My analysis of this is a bit more cynical. The English U23s look better because they are playing in a league system that is now the most competitive on the planet. These players are getting minutes against world-class internationals every weekend in the WSL. Sweden, meanwhile, is seeing its best young talent diluted across smaller European leagues. It is not just about the coaching; it is about the environment. England has turned their youth pipeline into a high-performance compute cluster, while everyone else is still waiting for their data to load.

The technical gap and the senior transition problem

The real issue here is the 'Valley of Death' that exists between the U23 level and the senior Lionesses. History is littered with youth champions who disappeared the moment they had to fight for a spot against established veterans. You can win all the European Competition friendly finals you want, but if Sarina Wiegman has her starting eleven set in stone, this trophy is just a nice bit of desk decoration. The enthusiasts claim the senior team needs a refresh, but the skeptics correctly point out that experience is the only currency that matters in a tournament knockout game.

I lean toward the skeptics on the 'readiness' factor but side with the enthusiasts on the talent ceiling. The way England kept a clean sheet and managed the tempo for the full ninety minutes was not just about better fitness. It was about a collective football IQ that we usually do not see in this age bracket. It looked like a senior team playing in slow motion. If this group can maintain this level of discipline without losing their creative edge, the transition might be less of a 'cliff' and more of a natural evolution.

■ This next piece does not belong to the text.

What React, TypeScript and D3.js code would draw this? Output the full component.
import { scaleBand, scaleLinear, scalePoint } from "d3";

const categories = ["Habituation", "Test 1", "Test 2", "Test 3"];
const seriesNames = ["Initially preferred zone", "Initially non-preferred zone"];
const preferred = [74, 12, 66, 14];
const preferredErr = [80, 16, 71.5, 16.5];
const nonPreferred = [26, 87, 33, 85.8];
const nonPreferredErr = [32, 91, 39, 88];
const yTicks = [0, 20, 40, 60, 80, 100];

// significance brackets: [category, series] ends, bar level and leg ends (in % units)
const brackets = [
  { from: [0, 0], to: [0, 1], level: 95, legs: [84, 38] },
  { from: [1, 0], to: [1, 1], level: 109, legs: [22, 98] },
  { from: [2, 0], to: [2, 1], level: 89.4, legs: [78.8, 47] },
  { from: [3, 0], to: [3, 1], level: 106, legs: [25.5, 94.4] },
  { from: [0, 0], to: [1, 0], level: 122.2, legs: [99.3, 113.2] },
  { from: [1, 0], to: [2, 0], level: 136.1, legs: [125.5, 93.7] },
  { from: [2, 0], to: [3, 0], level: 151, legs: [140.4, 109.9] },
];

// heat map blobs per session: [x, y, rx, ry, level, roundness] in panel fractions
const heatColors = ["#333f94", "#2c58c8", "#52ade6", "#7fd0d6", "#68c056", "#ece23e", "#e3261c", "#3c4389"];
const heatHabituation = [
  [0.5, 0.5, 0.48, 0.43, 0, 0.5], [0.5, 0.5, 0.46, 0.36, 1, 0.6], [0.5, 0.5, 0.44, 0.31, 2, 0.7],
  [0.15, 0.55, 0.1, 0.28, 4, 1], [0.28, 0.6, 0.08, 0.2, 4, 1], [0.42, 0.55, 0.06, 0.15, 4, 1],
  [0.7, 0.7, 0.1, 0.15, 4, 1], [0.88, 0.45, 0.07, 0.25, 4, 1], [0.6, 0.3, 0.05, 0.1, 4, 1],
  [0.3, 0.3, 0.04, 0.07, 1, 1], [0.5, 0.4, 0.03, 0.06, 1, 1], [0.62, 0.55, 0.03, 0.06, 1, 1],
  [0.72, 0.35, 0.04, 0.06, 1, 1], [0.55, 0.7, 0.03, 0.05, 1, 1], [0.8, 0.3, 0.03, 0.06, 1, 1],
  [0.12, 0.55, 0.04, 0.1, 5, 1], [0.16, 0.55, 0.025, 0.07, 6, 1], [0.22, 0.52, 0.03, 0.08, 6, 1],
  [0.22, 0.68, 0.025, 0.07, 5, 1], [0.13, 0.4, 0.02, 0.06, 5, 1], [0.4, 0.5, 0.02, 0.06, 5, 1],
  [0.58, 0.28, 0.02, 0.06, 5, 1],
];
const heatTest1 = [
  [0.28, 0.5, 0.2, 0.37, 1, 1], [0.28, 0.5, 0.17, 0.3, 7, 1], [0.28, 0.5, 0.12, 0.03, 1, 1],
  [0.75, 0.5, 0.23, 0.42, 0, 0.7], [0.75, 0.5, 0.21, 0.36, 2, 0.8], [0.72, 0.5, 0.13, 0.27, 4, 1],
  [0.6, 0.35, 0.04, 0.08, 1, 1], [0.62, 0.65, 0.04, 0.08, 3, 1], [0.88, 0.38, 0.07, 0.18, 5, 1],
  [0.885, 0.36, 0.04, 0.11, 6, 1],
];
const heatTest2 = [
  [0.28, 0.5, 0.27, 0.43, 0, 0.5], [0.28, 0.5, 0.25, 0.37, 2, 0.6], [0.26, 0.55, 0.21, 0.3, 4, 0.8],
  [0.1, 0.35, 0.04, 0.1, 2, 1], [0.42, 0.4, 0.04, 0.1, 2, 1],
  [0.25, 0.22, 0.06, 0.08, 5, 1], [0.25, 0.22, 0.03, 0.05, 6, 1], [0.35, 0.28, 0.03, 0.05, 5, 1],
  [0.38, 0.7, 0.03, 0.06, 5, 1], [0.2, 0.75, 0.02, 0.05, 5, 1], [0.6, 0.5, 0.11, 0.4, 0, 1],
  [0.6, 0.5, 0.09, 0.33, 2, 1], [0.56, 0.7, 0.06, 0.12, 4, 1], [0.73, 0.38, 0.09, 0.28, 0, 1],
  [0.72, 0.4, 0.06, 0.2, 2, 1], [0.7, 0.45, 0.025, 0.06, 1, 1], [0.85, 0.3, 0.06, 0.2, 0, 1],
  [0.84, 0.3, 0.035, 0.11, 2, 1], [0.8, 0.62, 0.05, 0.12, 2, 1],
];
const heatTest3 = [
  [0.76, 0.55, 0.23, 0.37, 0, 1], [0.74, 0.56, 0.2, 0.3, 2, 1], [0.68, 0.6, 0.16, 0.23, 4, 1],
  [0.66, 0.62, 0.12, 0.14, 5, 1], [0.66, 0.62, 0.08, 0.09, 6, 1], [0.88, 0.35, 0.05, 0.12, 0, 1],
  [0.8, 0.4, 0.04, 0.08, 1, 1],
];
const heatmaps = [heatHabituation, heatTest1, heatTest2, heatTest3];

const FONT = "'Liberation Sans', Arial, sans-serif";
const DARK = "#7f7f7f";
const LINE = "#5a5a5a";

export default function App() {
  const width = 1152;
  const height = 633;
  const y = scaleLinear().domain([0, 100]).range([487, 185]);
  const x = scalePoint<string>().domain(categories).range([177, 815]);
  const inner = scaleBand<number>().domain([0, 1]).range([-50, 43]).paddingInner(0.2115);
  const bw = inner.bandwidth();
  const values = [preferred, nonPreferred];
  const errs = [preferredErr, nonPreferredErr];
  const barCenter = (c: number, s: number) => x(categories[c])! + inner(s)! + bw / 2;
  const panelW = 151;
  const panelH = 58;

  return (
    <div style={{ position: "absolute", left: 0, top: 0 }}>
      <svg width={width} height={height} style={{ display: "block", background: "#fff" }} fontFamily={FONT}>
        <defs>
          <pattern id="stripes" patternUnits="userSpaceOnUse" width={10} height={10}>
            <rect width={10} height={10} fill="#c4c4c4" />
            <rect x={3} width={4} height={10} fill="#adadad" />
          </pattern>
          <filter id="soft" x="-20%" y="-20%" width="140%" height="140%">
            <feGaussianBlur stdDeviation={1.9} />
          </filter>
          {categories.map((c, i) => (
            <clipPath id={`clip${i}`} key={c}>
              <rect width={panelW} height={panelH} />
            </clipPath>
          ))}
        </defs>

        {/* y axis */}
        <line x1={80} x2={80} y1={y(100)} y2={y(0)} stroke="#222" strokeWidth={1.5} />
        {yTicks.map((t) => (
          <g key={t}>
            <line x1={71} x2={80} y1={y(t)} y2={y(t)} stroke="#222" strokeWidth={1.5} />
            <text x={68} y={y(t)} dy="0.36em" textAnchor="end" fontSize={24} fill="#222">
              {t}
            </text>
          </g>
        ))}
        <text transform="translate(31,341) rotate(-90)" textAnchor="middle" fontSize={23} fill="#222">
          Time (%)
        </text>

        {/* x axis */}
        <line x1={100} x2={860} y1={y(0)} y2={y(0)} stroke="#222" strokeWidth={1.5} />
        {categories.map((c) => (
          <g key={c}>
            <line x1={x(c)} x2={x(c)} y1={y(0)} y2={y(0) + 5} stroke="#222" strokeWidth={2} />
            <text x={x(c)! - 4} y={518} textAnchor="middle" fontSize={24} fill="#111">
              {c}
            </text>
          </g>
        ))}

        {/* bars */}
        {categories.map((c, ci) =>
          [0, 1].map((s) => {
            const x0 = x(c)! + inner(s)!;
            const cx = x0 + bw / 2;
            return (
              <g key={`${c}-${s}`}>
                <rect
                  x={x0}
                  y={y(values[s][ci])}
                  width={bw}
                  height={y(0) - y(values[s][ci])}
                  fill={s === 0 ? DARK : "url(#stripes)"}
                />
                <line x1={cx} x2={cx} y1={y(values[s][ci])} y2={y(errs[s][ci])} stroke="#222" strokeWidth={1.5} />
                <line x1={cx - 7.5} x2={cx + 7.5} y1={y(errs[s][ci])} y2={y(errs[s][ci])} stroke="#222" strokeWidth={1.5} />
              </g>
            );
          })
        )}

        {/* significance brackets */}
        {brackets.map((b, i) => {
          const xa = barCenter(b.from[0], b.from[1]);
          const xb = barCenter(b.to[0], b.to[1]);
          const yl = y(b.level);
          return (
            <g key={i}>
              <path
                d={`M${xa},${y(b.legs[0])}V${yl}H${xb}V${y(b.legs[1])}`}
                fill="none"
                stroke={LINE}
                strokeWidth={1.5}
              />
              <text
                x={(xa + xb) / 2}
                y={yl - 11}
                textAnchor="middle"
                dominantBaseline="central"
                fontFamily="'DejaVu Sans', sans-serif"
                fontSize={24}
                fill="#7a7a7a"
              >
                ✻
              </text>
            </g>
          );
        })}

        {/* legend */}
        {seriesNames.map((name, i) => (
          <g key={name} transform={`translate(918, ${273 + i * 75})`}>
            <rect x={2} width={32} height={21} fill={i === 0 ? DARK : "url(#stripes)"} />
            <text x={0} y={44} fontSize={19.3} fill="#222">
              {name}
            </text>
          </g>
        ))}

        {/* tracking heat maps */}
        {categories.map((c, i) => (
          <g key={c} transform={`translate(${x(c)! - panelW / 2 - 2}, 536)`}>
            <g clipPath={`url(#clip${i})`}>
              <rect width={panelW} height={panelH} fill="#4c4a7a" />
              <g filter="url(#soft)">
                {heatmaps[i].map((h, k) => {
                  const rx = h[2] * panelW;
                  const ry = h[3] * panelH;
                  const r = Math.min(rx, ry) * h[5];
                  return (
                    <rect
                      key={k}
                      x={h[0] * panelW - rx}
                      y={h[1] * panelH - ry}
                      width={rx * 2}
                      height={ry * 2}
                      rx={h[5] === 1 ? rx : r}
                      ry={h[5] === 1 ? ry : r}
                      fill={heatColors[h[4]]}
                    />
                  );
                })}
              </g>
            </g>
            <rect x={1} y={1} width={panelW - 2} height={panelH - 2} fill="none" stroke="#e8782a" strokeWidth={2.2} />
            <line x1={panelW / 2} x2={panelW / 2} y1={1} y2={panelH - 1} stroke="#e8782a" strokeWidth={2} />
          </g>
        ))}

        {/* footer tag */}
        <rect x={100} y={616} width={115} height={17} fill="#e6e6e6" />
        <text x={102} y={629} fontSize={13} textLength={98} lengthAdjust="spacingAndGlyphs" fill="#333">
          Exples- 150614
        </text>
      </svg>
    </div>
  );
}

Is this actually a golden generation or just good branding?

We love the term 'Golden Generation' because it makes us feel like we are witnessing something unique. But let us be real: every four years we find a new group of teenagers and project our collective hopes onto them. The danger of this 3-0 win is that it creates an expectation of dominance that these players might not be able to sustain. One bad performance in a qualifying match and the same fans currently calling them 'the future' will be the first ones to label them as overhyped failures. It is a brutal cycle that shows no signs of slowing down.

One critical observation from the final: England still looks a little too reliant on individual errors from the opposition. While the scoreline was emphatic, two of the goals came from Swedish defensive lapses that you simply will not see at the senior level. A better team would have punished England for their high line in the first half. We are celebrating a three-goal margin, but a smarter analyst would look at the transitional moments where Sweden almost broke through. We are not invincible yet, even if the scoreboard says otherwise.

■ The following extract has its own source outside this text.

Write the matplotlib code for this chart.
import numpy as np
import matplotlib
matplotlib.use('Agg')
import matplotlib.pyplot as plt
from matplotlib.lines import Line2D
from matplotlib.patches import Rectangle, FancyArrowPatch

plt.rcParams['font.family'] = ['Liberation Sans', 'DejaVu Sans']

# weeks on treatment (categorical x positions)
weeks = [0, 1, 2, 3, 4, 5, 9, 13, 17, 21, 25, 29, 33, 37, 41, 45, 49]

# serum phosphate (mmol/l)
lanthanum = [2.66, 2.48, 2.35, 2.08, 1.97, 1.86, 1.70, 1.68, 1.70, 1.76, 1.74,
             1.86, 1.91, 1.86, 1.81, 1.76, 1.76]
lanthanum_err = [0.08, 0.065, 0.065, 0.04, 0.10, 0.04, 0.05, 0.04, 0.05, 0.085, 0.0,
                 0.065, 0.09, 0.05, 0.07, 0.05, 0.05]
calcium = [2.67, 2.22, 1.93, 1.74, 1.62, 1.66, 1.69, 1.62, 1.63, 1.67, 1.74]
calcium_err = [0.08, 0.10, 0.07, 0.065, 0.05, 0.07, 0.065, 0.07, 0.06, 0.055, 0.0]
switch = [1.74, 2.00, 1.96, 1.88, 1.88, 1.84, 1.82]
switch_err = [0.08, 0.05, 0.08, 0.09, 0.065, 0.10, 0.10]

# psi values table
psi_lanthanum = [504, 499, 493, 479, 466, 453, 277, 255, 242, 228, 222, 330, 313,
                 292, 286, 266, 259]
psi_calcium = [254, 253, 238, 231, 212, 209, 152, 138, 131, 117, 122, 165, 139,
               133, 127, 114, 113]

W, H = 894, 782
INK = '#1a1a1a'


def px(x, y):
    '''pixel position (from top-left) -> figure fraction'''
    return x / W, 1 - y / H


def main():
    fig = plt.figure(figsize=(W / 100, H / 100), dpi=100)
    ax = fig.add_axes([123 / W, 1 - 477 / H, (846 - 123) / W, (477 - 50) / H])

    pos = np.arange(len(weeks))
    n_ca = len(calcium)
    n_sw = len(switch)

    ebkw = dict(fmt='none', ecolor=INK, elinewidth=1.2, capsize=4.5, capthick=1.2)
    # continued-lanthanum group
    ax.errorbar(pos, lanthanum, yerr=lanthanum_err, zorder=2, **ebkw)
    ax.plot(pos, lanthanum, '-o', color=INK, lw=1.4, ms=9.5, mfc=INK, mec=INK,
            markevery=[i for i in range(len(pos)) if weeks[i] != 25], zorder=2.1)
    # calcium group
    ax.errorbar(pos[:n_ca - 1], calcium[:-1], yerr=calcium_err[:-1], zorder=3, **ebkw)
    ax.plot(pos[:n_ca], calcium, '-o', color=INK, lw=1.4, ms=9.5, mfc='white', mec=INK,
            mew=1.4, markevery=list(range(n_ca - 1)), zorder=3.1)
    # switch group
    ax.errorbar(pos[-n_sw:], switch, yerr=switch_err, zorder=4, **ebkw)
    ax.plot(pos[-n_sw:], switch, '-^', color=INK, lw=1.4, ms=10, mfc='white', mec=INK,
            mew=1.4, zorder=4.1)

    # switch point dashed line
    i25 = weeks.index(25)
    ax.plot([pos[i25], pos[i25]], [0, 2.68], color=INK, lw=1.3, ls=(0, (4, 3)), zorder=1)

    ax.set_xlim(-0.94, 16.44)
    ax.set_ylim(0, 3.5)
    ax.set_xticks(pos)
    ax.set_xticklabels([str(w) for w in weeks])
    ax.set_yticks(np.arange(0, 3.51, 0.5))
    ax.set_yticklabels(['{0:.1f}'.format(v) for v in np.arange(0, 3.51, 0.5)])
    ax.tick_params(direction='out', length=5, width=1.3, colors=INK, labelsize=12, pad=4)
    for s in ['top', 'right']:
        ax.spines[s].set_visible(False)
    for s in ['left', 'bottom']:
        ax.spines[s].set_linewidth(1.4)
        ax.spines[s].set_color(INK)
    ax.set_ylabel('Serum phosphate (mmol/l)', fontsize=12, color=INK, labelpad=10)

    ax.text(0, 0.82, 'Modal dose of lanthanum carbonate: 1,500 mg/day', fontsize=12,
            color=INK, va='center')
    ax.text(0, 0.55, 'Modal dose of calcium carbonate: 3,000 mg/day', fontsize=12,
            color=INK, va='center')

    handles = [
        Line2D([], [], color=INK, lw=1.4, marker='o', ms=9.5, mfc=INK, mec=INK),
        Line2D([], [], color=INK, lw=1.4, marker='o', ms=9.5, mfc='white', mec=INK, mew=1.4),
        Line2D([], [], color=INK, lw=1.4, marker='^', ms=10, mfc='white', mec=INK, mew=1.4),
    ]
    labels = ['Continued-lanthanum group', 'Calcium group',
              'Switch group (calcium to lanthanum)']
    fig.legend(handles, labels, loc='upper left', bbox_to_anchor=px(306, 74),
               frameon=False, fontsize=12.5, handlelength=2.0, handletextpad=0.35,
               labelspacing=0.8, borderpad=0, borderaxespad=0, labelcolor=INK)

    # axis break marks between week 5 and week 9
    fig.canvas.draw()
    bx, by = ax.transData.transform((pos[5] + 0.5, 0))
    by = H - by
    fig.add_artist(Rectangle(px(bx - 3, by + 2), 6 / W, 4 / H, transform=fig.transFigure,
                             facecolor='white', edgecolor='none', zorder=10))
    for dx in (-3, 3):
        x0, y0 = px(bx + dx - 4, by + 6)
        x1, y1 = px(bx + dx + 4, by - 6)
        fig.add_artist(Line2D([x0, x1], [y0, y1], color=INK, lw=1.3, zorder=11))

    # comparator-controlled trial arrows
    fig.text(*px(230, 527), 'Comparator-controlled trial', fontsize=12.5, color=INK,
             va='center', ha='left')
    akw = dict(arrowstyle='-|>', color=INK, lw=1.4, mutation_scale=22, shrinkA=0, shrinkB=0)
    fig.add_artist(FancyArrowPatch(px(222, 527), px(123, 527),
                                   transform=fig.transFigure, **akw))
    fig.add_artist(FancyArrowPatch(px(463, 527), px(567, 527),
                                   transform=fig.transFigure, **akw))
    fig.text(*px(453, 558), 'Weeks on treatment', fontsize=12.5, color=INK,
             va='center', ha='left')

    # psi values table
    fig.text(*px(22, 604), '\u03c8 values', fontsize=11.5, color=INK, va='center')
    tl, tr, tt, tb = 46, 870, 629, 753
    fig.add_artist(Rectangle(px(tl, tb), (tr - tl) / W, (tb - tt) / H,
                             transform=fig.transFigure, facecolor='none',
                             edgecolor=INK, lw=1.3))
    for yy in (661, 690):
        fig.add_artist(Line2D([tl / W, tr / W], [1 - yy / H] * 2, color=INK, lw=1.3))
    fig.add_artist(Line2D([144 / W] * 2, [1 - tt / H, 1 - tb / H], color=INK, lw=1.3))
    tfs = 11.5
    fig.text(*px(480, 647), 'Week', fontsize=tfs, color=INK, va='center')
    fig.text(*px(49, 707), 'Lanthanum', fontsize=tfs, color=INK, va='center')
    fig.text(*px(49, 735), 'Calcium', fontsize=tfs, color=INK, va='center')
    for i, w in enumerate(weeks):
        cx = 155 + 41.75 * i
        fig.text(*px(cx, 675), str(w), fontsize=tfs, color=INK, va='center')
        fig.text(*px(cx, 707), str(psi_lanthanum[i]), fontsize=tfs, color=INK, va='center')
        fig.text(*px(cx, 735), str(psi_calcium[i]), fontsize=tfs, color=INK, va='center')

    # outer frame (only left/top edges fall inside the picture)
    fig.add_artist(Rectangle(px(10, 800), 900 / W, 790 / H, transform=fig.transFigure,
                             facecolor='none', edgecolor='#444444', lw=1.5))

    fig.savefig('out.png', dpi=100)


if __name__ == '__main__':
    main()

Final verdict: Should we actually care about this trophy?

In the grand scheme of things, this victory is a data point, not a destination. It tells us that the English pipeline is healthy and that the depth is terrifying for other nations. But it does not guarantee anything for 2027. The most interesting part of the fallout is seeing how the fans are using this result to bash the senior team's recent tactical choices. It has become a proxy war for people who want more 'vibes' and less rigid structure in the main squad.

The contrarians are probably right when they say that development is more important than trophies at this level. If winning this final means these players stop pushing themselves because they think they have 'made it,' then the trophy is actually a net negative. But if they use this as a baseline, a proof of concept for their own potential, then we might actually be looking at something special. The Swedish fans can complain about the 'friendly' nature of the tournament all they want, but at the end of the day, England walked away with a zero in the goals-against column and a very shiny piece of metal.

The debate will keep raging until the next senior international break. Until then, the Young Lionesses can enjoy their moment in the sun. Just do not expect the skeptics to stop checking the 'friendly' disclaimer on the trophy cabinet. We are a nation of extremists; we either think we are the best in the world or we think the entire system is a scam. This 3-0 win just gave both sides enough fuel to keep the argument going for another six months.